Will Wilson is a Santa Fe–based photographer and educator. He is chair of the photography department at the Santa Fe Community College and is working on several ongoing projects. Critical Indigenous Photographic Exchange (CIPX) and Talking Tintypes both utilize wet collodion printing and began as a response to the portraits of Edward Curtis, who produced The North American Indian, a body of work from the early 1900s that continues to have an impact on Native American representation today. “I want to supplant Curtis’s settler gaze and the remarkable body of ethnographic material he compiled with a contemporary vision of Native North America,” says Wilson.
Wilson began CIPX in 2012 with the support of the New Mexico Museum of Art and has photographed internationally, adding to the prolific body of work. Over time, the project and Wilson’s intentions have evolved. Today, he speaks about the ritual of portraiture and questions how it fits into contemporary culture. Some traditions that were once a rite of passage for families and individuals have become part of the past. Wilson’s process is collaborative and allows his subjects to have an equal say in their representation. Many of the subjects bring props or carefully consider their pose for the image to illustrate their identity. Talking Tintypes, a progression of CIPX, takes the idea of collaboration one step further by integrating augmented reality technology into the project, which allows the viewer to scan a QR code and watch a video clip of the subject in motion.
The Diné artist feels it is important to photograph with the wet collodion process for two reasons: it is a medium that references a historical period associated with Native American imagery, and it is slow. It takes time to prepare the glass plates, mix chemistry, and assemble sets. The ritual of portraiture becomes an “Indigenous experience,” according to Wilson. From a viewer’s perspective, the use of this historic medium is rooted in time and its passage. Despite what props, fashions, or eyeglasses a subject wears, the prints feel culled from the nineteenth century.

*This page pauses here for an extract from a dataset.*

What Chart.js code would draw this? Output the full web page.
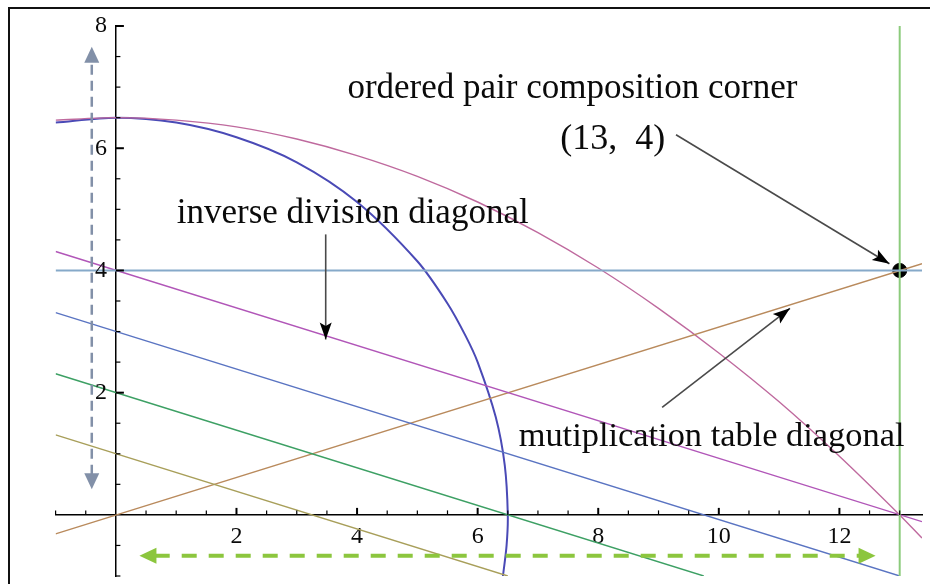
<!DOCTYPE html>
<html>
<head>
<meta charset="utf-8">
<script src="https://cdn.jsdelivr.net/npm/chart.js@4.4.0/dist/chart.umd.min.js"></script>
<style>
  html, body { margin: 0; padding: 0; background: #fff; overflow: hidden; }
  #wrap { position: relative; width: 930px; height: 584px; }
  #frame { position: absolute; left: 8px; top: 7px; width: 1000px; height: 1000px;
           border: 2px solid #111; box-sizing: border-box; }
  canvas { position: absolute; left: 0; top: 0; }
</style>
</head>
<body>
<div id="wrap">
  <canvas id="grid" width="930" height="584"></canvas>
  <div id="frame"></div>
</div>
<script>
// Tick labels
const xTicks = [2, 4, 6, 8, 10, 12];
const yTicks = [2, 4, 6, 8];

// Straight lines, as end points [x, y]
const rowLine = [[-1, 4], [13.37, 4]];
const columnLine = [[13, 8], [13, -1]];
const divisionLine4 = [[-1, 4.31], [13.37, -0.11]];
const divisionLine3 = [[-1, 3.31], [13, -1]];
const divisionLine2 = [[-1, 2.31], [9.75, -1]];
const divisionLine1 = [[-1, 1.31], [6.5, -1]];
const multiplyLine = [[-1, -0.31], [13.37, 4.11]];

// Curves
const arcX = [-1, 0, 1, 2, 3, 4, 5, 5.5, 5.8, 6, 6.3, 6.45, 6.5, 6.48, 6.42];
const arcY = [6.42, 6.5, 6.42, 6.18, 5.77, 5.12, 4.15, 3.46, 2.93, 2.5, 1.6, 0.81, 0, -0.5, -1];
const bowX = [-1, 0, 1, 2, 3, 4, 5, 6, 7, 8, 9, 10, 11, 12, 13, 13.37];
const bowY = [6.46, 6.5, 6.46, 6.35, 6.15, 5.88, 5.54, 5.12, 4.62, 4.04, 3.38, 2.65, 1.85, 0.96, 0, -0.38];

const corner = [13, 4];

// Labels and pointer arrows (data coordinates)
const notes = [
  { text: 'ordered pair composition corner', x: 3.84, y: 6.82, size: 35 },
  { text: '(13,  4)', x: 7.37, y: 5.98, size: 36 },
  { text: 'inverse division diagonal', x: 1.01, y: 4.78, size: 35 },
  { text: 'mutiplication table diagonal', x: 6.68, y: 1.13, size: 34.4 }
];
const pointers = [
  [[3.48, 4.59], [3.48, 2.87]],
  [[9.29, 6.22], [12.83, 4.11]],
  [[9.06, 1.76], [11.18, 3.38]]
];
const spanUp = [[-0.40, 0.42], [-0.40, 7.66]];
const spanRight = [[0.39, -0.67], [12.60, -0.67]];

const pts = arr => arr.map(p => ({ x: p[0], y: p[1] }));
const zip = (xs, ys) => xs.map((x, i) => ({ x: x, y: ys[i] }));

function lineSet(data, color, width, tension) {
  return {
    data: data,
    showLine: true,
    borderColor: color,
    borderWidth: width,
    pointRadius: 0,
    tension: tension || 0,
    fill: false
  };
}

function arrowHead(ctx, x1, y1, x2, y2, len, half, color, notch) {
  const a = Math.atan2(y2 - y1, x2 - x1);
  ctx.save();
  ctx.translate(x2, y2);
  ctx.rotate(a);
  ctx.fillStyle = color;
  ctx.beginPath();
  ctx.moveTo(0, 0);
  ctx.lineTo(-len, -half);
  ctx.lineTo(-len * notch, 0);
  ctx.lineTo(-len, half);
  ctx.closePath();
  ctx.fill();
  ctx.restore();
}

function dashedSpan(ctx, xs, ys, span, dash, width, color, len, half) {
  const ax = xs.getPixelForValue(span[0][0]), ay = ys.getPixelForValue(span[0][1]);
  const bx = xs.getPixelForValue(span[1][0]), by = ys.getPixelForValue(span[1][1]);
  const d = Math.hypot(bx - ax, by - ay);
  const ux = (bx - ax) / d, uy = (by - ay) / d;
  ctx.save();
  ctx.strokeStyle = color;
  ctx.lineWidth = width;
  ctx.setLineDash(dash);
  ctx.beginPath();
  ctx.moveTo(ax + ux * len * 0.9, ay + uy * len * 0.9);
  ctx.lineTo(bx - ux * len * 0.9, by - uy * len * 0.9);
  ctx.stroke();
  ctx.restore();
  arrowHead(ctx, bx - ux, by - uy, bx, by, len, half, color, 1);
  arrowHead(ctx, ax + ux, ay + uy, ax, ay, len, half, color, 1);
}

// keep the crossing axes from pushing the plot area inwards
function noPadding(scale) {
  scale.paddingLeft = 0;
  scale.paddingRight = 0;
  scale.paddingTop = 0;
  scale.paddingBottom = 0;
}

// tick marks pointing into the plot, y labels, notes and arrows
const decorations = {
  id: 'decorations',
  afterDatasetsDraw(chart) {
    const ctx = chart.ctx;
    const xs = chart.scales.x, ys = chart.scales.y;
    const x0 = xs.getPixelForValue(0), y0 = ys.getPixelForValue(0);
    ctx.save();
    ctx.strokeStyle = '#000';
    for (let v = -1; v <= 13.01; v += 0.5) {
      if (Math.abs(v) < 0.01) continue;
      const major = xTicks.includes(v);
      const px = xs.getPixelForValue(v);
      ctx.lineWidth = major ? 2 : 1.2;
      ctx.beginPath();
      ctx.moveTo(px, y0);
      ctx.lineTo(px, y0 - (major ? 7 : 4.5));
      ctx.stroke();
    }
    for (let v = -1; v <= 8.01; v += 0.5) {
      if (Math.abs(v) < 0.01) continue;
      const major = yTicks.includes(v);
      const py = ys.getPixelForValue(v);
      ctx.lineWidth = major ? 2 : 1.2;
      ctx.beginPath();
      ctx.moveTo(x0, py);
      ctx.lineTo(x0 + (major ? 8 : 4.5), py);
      ctx.stroke();
    }
    ctx.fillStyle = '#0a0a0a';
    ctx.font = '24px "Liberation Serif"';
    ctx.textAlign = 'right';
    ctx.textBaseline = 'middle';
    yTicks.forEach(v => ctx.fillText(String(v), x0 - 9, ys.getPixelForValue(v)));
    ctx.restore();

    dashedSpan(ctx, xs, ys, spanUp, [10, 6], 2.5, '#8290a8', 16, 7.5);
    dashedSpan(ctx, xs, ys, spanRight, [15, 12], 4, '#8cc63e', 17, 8);

    pointers.forEach(p => {
      const ax = xs.getPixelForValue(p[0][0]), ay = ys.getPixelForValue(p[0][1]);
      const bx = xs.getPixelForValue(p[1][0]), by = ys.getPixelForValue(p[1][1]);
      ctx.save();
      ctx.strokeStyle = '#4a4a4a';
      ctx.lineWidth = 1.6;
      ctx.beginPath();
      ctx.moveTo(ax, ay);
      ctx.lineTo(bx, by);
      ctx.stroke();
      ctx.restore();
      arrowHead(ctx, ax, ay, bx, by, 17, 6, '#000', 0.8);
    });

    ctx.save();
    ctx.fillStyle = '#0a0a0a';
    ctx.textBaseline = 'alphabetic';
    ctx.textAlign = 'left';
    notes.forEach(n => {
      ctx.font = n.size + 'px "Liberation Serif"';
      ctx.fillText(n.text, xs.getPixelForValue(n.x), ys.getPixelForValue(n.y));
    });
    ctx.restore();
  }
};

const tickFont = { family: 'Liberation Serif', size: 24 };

new Chart(document.getElementById('grid').getContext('2d'), {
  type: 'scatter',
  data: {
    datasets: [
      lineSet(pts(rowLine), '#86a9c9', 2),
      lineSet(pts(columnLine), '#8ccb7c', 2),
      lineSet(pts(divisionLine4), '#b156b8', 1.4),
      lineSet(pts(divisionLine3), '#5a74c2', 1.4),
      lineSet(pts(divisionLine2), '#3da064', 1.4),
      lineSet(pts(divisionLine1), '#a89f5a', 1.4),
      lineSet(pts(multiplyLine), '#b98a5c', 1.4),
      lineSet(zip(bowX, bowY), '#bf6a9e', 1.4, 0.3),
      lineSet(zip(arcX, arcY), '#4a4ab6', 2, 0.3),
      {
        data: [{ x: corner[0], y: corner[1] }],
        pointRadius: 7,
        pointBackgroundColor: '#000',
        pointBorderColor: '#000',
        showLine: false
      }
    ]
  },
  options: {
    responsive: false,
    animation: false,
    layout: { padding: { left: 55.6, right: 0, top: 26, bottom: 6.75 } },
    plugins: { legend: { display: false }, tooltip: { enabled: false } },
    scales: {
      x: {
        type: 'linear',
        min: -1,
        max: 13.37,
        position: { y: 0 },
        grid: { display: false, drawTicks: false },
        border: { display: true, color: '#000', width: 1.5 },
        afterBuildTicks: s => { s.ticks = xTicks.map(v => ({ value: v })); },
        afterFit: noPadding,
        ticks: { font: tickFont, color: '#0a0a0a', padding: 7, maxRotation: 0, autoSkip: false }
      },
      y: {
        type: 'linear',
        min: -1,
        max: 8,
        position: { x: 0 },
        grid: { display: false, drawTicks: false },
        border: { display: true, color: '#000', width: 1.5 },
        afterBuildTicks: s => { s.ticks = yTicks.map(v => ({ value: v })); },
        afterFit: noPadding,
        ticks: { display: false }
      }
    }
  },
  plugins: [decorations]
});
</script>
</body>
</html>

In Curtis’s images, the subjects fulfilled the vision and agenda of the photographer. The subjects of Wilson’s images have agency. The process and medium inspire both viewer and subject to think more deeply about their own representation at a time when photographic representation is often an extension of being. What does it mean to sit still in front of a camera? To live with your likeness embodied as an object? Perhaps Wilson’s images are the beginning of a dialogue that will slow people down and consider what their image means.